Exercise requirements: Starting with the first line of the listing, quote each line exactly until and including the one with "y_ticks = [0, 5, 10, 15, 20, 25, 30, 35]", leaving pictures out.

◇ ◇ ◇ ◇

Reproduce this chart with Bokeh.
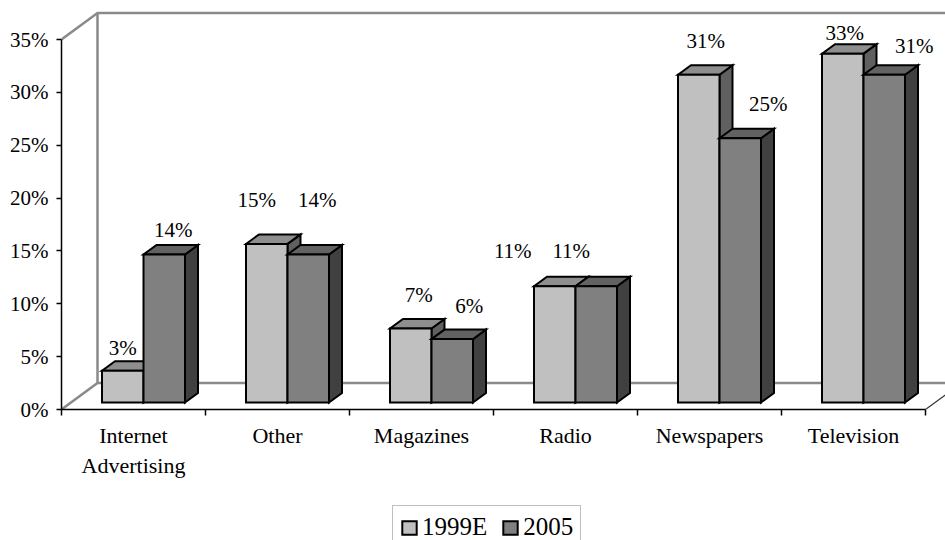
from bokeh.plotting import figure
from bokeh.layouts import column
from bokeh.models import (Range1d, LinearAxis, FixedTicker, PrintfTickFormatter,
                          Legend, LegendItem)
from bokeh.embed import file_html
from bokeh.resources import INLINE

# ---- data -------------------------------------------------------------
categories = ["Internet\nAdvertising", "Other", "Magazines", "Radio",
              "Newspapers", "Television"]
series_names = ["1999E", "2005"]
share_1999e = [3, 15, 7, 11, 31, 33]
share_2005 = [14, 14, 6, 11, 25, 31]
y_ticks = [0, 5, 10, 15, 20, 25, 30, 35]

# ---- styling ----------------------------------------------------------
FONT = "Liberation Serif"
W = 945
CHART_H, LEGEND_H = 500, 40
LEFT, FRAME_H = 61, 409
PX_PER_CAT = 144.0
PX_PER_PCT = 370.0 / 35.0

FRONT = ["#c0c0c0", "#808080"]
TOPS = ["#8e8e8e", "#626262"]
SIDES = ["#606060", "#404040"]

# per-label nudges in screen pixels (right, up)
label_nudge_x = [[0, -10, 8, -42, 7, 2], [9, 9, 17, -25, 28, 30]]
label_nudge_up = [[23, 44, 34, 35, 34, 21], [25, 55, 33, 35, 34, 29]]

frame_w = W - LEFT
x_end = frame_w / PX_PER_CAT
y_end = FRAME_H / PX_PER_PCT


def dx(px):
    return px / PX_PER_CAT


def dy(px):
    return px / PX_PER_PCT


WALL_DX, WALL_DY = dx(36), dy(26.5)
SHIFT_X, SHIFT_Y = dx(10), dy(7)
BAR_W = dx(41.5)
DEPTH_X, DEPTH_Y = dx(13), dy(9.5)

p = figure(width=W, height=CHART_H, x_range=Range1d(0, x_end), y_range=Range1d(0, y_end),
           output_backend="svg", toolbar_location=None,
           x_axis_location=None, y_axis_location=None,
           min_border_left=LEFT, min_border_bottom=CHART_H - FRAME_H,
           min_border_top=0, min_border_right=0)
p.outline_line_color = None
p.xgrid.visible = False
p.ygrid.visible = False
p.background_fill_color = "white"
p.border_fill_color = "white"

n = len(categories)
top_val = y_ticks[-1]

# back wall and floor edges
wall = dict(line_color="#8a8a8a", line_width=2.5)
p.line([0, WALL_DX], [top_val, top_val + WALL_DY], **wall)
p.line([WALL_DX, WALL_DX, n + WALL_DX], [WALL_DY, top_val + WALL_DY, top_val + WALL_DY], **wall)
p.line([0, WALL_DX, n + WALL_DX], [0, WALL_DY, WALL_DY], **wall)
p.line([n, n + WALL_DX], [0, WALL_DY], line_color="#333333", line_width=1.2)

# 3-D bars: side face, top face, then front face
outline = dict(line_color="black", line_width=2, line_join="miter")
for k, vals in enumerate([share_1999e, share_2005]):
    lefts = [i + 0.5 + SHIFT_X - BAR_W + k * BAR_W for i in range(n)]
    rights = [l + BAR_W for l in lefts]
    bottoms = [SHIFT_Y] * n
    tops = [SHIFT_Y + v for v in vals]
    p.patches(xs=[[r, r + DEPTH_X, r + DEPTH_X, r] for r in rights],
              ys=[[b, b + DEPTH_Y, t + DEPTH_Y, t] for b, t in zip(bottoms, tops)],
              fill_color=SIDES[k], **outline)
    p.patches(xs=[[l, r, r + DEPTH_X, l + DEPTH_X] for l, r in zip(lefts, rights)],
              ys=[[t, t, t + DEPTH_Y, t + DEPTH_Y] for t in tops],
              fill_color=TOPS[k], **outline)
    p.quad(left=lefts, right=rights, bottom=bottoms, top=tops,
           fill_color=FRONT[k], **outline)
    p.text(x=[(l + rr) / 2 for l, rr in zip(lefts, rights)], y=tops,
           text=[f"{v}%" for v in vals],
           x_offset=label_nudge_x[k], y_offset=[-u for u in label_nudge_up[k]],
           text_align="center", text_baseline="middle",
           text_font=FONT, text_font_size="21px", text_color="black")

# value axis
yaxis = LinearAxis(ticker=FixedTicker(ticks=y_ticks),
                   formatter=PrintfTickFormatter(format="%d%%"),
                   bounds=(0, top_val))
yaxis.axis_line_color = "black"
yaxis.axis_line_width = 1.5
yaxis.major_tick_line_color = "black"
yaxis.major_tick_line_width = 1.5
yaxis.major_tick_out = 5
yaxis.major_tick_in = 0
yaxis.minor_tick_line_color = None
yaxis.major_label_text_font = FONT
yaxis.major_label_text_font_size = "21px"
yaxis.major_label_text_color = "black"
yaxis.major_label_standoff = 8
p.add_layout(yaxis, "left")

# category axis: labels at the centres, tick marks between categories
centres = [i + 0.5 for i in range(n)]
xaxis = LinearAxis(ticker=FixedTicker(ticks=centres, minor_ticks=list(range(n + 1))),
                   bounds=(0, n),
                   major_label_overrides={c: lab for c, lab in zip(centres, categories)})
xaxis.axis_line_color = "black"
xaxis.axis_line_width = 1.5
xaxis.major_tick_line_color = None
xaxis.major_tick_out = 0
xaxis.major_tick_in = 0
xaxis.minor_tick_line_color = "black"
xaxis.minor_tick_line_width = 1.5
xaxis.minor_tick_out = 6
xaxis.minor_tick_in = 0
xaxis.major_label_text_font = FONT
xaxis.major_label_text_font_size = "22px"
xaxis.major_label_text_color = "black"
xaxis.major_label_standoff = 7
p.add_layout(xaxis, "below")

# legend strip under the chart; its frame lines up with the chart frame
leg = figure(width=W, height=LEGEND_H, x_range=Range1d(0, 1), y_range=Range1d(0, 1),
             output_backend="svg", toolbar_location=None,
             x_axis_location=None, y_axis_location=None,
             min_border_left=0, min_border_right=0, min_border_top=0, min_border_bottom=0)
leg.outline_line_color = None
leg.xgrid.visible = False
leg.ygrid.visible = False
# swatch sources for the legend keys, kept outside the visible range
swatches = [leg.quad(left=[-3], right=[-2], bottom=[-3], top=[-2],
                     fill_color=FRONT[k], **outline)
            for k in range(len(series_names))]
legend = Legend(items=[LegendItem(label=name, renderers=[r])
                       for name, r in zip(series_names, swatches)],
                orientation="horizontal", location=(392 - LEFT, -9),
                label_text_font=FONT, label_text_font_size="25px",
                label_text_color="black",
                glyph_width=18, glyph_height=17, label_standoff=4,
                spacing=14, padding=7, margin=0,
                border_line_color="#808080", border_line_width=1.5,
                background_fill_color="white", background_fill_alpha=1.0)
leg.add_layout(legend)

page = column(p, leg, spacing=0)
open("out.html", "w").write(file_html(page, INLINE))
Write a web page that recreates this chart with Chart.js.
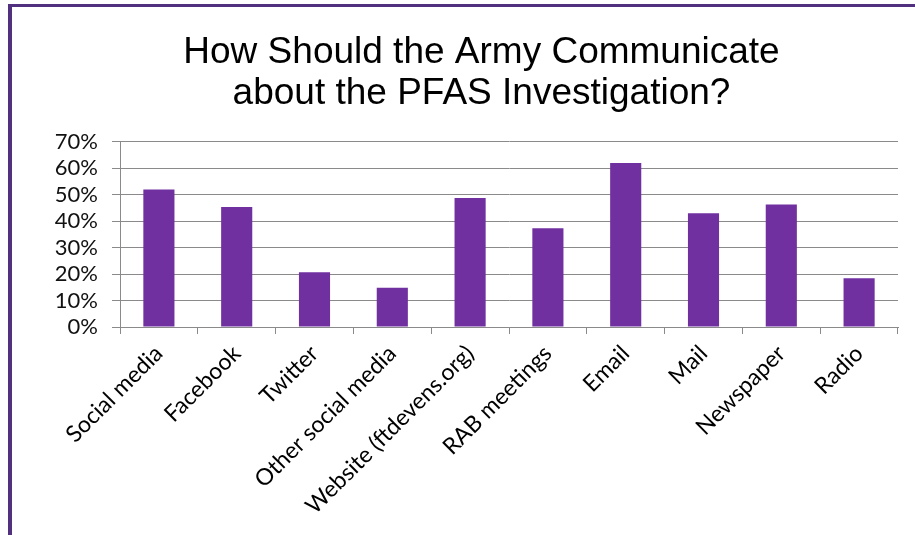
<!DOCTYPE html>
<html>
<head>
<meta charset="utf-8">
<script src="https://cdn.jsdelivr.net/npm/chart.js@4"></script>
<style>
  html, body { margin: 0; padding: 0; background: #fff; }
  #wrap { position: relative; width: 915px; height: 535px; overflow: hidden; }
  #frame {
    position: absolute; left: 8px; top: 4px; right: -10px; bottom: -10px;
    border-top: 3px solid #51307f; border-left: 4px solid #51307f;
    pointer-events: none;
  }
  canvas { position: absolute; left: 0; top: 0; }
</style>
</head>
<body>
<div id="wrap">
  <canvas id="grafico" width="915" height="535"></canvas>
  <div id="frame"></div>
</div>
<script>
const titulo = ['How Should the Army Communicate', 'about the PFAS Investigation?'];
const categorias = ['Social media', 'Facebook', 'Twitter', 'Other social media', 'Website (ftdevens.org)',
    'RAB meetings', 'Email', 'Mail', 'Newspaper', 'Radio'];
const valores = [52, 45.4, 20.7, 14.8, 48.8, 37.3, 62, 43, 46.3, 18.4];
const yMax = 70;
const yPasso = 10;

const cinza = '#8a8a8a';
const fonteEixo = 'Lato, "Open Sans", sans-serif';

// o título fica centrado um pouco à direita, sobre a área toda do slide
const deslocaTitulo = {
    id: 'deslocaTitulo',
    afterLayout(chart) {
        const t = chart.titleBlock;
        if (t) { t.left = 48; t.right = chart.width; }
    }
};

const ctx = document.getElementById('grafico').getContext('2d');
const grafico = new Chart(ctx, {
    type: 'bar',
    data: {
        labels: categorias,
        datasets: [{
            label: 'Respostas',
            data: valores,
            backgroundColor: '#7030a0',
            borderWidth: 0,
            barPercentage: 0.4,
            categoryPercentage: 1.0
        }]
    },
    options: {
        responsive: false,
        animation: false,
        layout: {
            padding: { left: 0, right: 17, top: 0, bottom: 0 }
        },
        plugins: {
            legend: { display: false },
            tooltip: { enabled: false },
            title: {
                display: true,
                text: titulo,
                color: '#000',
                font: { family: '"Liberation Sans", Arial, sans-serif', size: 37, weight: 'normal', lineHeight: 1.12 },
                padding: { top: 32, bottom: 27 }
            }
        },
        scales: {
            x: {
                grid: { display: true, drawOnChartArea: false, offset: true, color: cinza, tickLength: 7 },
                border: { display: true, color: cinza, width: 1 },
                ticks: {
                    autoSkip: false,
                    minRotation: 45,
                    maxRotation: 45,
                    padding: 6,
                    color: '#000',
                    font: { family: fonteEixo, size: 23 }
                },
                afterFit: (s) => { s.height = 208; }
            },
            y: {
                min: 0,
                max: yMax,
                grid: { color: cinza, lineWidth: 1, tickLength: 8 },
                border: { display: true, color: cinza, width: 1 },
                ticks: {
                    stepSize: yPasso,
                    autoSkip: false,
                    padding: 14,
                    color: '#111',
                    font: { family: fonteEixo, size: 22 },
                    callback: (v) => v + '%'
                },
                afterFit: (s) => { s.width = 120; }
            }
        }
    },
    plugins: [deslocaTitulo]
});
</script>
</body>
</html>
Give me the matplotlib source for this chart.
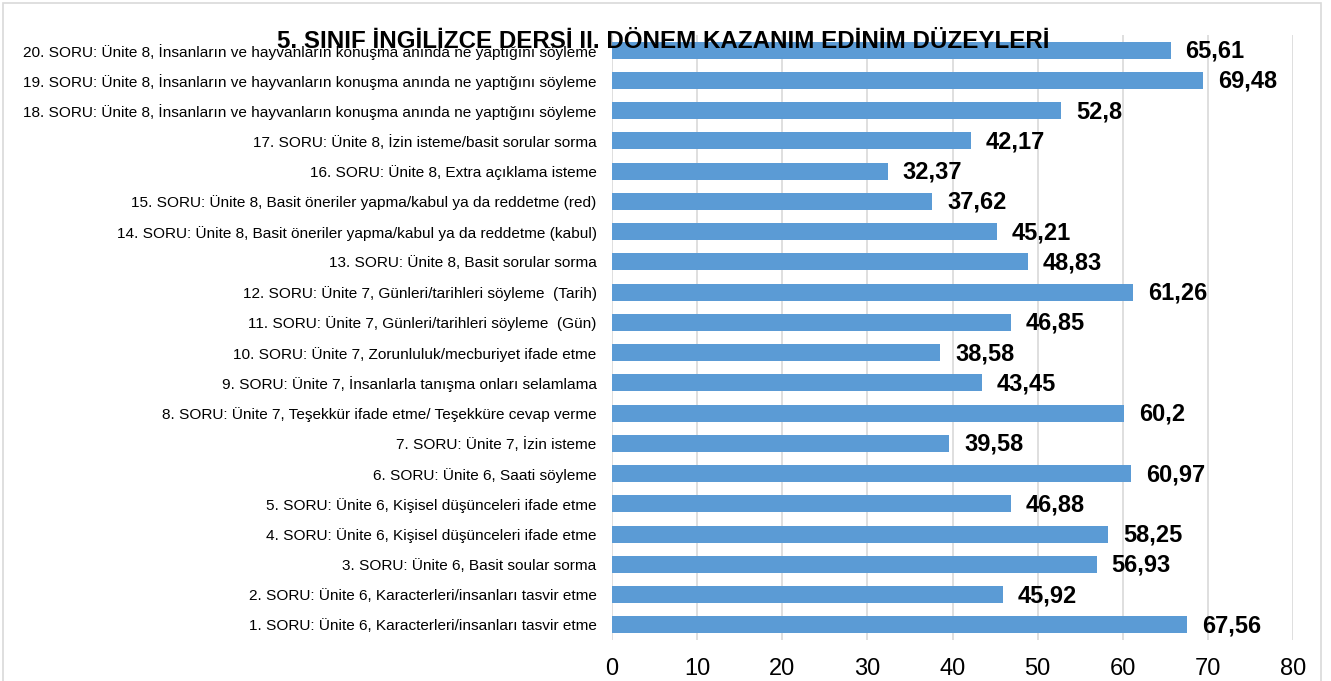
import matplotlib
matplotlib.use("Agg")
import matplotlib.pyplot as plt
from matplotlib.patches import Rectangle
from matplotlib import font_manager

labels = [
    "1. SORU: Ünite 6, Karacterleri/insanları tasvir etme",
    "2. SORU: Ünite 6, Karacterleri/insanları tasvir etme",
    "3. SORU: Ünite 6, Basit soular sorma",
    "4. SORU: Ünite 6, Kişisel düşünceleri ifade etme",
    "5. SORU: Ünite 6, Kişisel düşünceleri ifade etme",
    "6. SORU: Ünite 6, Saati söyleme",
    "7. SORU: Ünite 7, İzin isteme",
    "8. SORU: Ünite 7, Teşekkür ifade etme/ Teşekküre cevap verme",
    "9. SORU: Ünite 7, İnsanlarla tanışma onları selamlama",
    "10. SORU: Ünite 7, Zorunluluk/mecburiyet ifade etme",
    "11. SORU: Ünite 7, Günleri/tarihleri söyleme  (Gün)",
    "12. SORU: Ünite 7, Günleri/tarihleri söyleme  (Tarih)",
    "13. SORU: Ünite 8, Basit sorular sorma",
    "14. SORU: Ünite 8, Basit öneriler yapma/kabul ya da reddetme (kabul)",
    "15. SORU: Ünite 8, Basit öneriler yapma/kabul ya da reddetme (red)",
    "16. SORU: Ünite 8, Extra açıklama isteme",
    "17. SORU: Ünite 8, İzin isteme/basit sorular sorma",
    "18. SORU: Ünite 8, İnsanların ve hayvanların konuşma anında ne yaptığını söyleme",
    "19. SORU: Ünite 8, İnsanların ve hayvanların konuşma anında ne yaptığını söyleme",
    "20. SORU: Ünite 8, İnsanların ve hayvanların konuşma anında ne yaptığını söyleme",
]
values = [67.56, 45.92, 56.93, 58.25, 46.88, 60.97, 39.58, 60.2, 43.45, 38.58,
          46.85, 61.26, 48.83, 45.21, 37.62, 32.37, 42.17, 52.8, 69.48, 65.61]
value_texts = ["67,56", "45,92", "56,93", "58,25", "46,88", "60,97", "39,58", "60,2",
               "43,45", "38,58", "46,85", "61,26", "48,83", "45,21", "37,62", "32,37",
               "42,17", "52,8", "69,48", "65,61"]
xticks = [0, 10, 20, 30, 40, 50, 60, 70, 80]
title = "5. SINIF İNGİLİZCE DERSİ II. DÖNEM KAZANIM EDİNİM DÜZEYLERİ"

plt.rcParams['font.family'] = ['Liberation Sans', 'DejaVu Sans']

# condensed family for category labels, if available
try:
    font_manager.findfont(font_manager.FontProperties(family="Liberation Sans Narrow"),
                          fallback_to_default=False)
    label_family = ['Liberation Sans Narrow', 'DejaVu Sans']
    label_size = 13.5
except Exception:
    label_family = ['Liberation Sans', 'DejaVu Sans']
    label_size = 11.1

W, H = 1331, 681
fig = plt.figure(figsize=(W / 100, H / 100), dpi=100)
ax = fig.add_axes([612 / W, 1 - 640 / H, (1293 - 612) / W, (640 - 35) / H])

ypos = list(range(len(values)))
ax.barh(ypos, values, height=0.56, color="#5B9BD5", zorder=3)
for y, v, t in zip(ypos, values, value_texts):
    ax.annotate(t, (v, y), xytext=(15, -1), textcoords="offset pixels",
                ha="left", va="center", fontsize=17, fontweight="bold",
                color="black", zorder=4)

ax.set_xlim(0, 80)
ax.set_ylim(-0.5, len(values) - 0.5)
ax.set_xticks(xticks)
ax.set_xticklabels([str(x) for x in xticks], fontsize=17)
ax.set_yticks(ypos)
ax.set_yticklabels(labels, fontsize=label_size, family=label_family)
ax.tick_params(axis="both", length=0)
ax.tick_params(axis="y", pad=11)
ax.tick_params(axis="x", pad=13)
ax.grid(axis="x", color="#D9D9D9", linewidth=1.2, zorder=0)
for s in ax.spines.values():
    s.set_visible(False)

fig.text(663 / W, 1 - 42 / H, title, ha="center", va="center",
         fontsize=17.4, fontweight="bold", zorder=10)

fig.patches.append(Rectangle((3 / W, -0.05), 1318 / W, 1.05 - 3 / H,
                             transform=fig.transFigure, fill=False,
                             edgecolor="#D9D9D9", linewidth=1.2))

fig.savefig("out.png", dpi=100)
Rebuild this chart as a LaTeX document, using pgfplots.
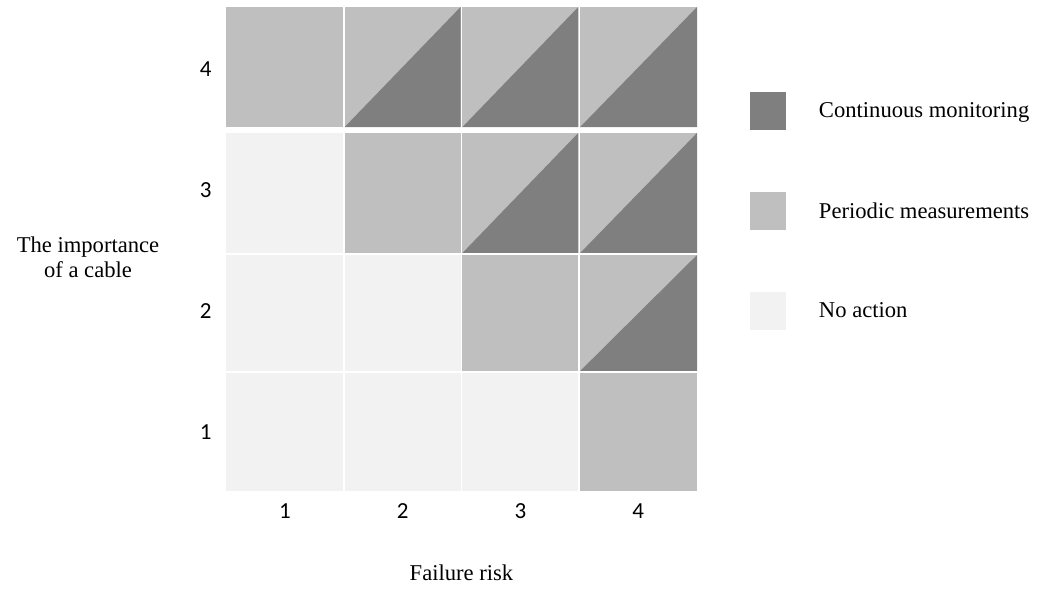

◇ ◇ ◇ ◇

Solution to the problem:
Reproduce this chart with Bokeh.
from bokeh.plotting import figure
from bokeh.layouts import column
from bokeh.models import (Range1d, LinearAxis, FixedTicker, PrintfTickFormatter,
                          Legend, LegendItem)
from bokeh.embed import file_html
from bokeh.resources import INLINE

# ---- data -------------------------------------------------------------
categories = ["Internet\nAdvertising", "Other", "Magazines", "Radio",
              "Newspapers", "Television"]
series_names = ["1999E", "2005"]
share_1999e = [3, 15, 7, 11, 31, 33]
share_2005 = [14, 14, 6, 11, 25, 31]
y_ticks = [0, 5, 10, 15, 20, 25, 30, 35]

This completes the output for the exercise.